Posts Tagged ‘living as citizens of heaven’

Cooperation not competition

August 31, 2019

Pentecost 12 – 2019

Luke 14:1 (2-6) 7-14

Marian Free

In the name of God who has no favourites. Amen.

I believe that in Japan and Korea today, children as young as four are enrolled in special schools designed to give them an advantage with regard to getting themselves into the right primary schools, which in turn will gain them entry into the high schools that will ensure their acceptance into university. A recent report on the ABC asked the question as to whether athletes in the future would be genetically selected – that is, would the Australian Institute of Sport choose children who were genetically equipped to run, to swim or to play tennis and begin to train them from a very early age . Instagram has just removed the “like” function from its app because too many young people were becoming distressed if their post did not compare favourably with those of others.

We live in a world that is dominated by competition, by a desire to prove ourselves, to enrich ourselves or to gain power for ourselves. Everyone, it seems, wants to be better than everyone else – whether it is a desire to fill our emptiness, to build our self-esteem or to expand our authority. Despite our relative wealth and education, we seem to be constantly anxious that we are not good enough, significant enough or clever enough and so we seek external signs to prove our worth to ourselves if not to others.

One of the consequences of such a competitive environment is a constant striving for what we are not or what we do not have rather than contentment with what is already ours. Another is the temptation to constantly judge ourselves against others, with the result that we feel a certain satisfaction when we come across someone who is not as fast, not as rich, not as fast as ourselves. Even worse is that coming first – in our careers, in our bank accounts, in our spheres of influence – very often comes at the expense of someone else. On an international level, on a national level and a community and personal level, competition for resources, means that few have more and many have less. At best competition leads to isolation and introversion and at worst competition leads to civil strife and to war, oppression and injustice.

In a recent speech, Sam Wells (the Vicar of St Martin’s in the Fields) pointed out that for too long we (the church) have concentrated on the things that make us different “where we have come from” or how we come to have a particular point of view . He suggests that our focus should instead be on what we what we have in common, in particular the belief that, as Paul suggests, “we are citizens of heaven” (Phil 3:20). Our focus, he claims, should not be on the past, but on the future and, in particular how that future impacts upon the present. By this he means that all of us, no matter what our theology or our place in the world should be trying to live now as we expect to live in heaven.

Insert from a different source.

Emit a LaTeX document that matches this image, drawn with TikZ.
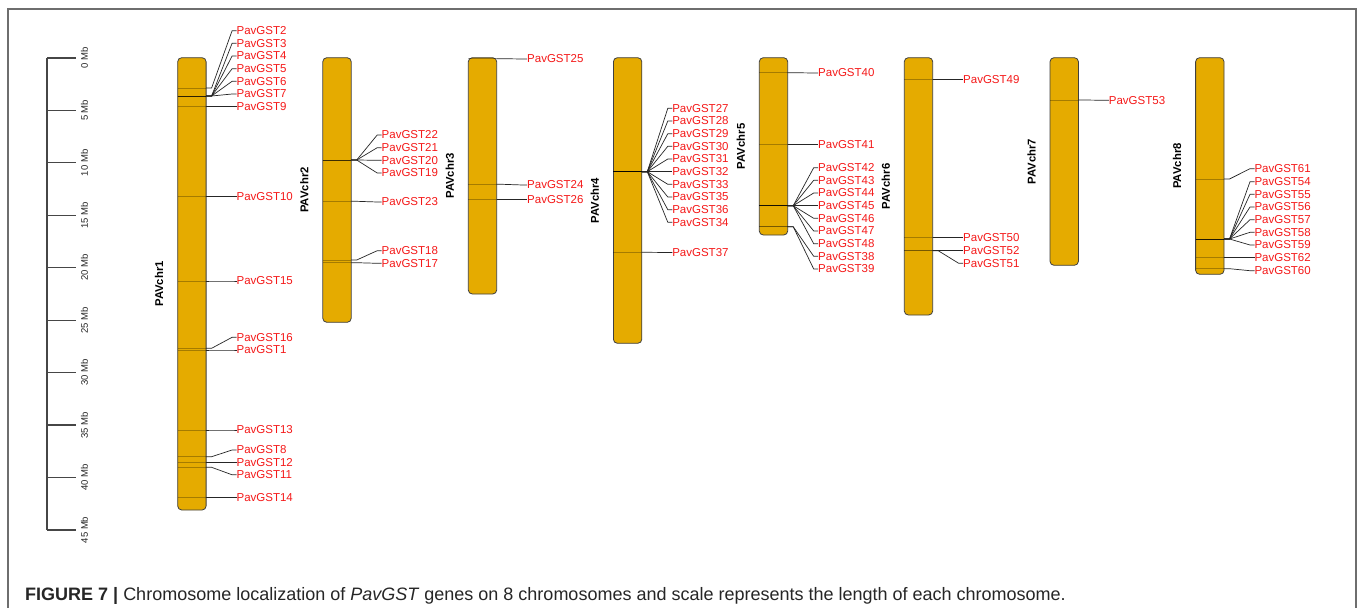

In Jesus’ time, as in ours, there was competition for status which, at a dinner party, determined where and next to whom one sat and whom one did or did not invite. Jesus turns both of these cultural norms on their head in today’s gospel. In the first instance he suggests that it is not our place to determine where we fit in a crowd of people. It is better not to measure ourselves against others as only the host (one assumes this is God) knows where we belong. Secondly, Jesus challenges those rich enough to hold a dinner party to invite those who will not increase his (her) status in the community, but to invite those who will not only compromise his (her) status, but who will be unable to return the favour.

A heavenly existence is one that refuses to be determined by the values of this world. It resists the temptation to pit one person against another or to determine where someone fits in a hierarchy of worth. A heavenly existence is inclusive of all people – rich and poor, clever and not so clever, great athletes and those who cannot play sport to save themselves. In heaven the marginalised, the differently abled, the refugee, the addict, the homeless will be welcomed along with everyone else. There will be no distinction.

When we truly understand that God’s love is not withheld from those whom we consider less deserving, when we realise that we are all invited to the heavenly banquet, we will accept that there are no places at God’s table, that everyone – those who have led exemplary lives and those that have not, those who have been conventionally “good” and those who have tested the boundaries will be seated together. And when we truly grasp that Jesus calls us to live our heavenly existence in the present, we will find it more and more difficult to make distinctions with or to measure ourselves against others.

A heavenly existence is one that enables us to see clearly and to recognise that, in common with everyone around us, that we have weaknesses as well as strengths, that a focus on material wealth might cover our spiritual poverty and that measuring ourselves and our achievements against those of others degrades both our self and the other.

A heavenly existence replaces competition with cooperation and enables us to see ourselves for who we are and to see the worth in every other person.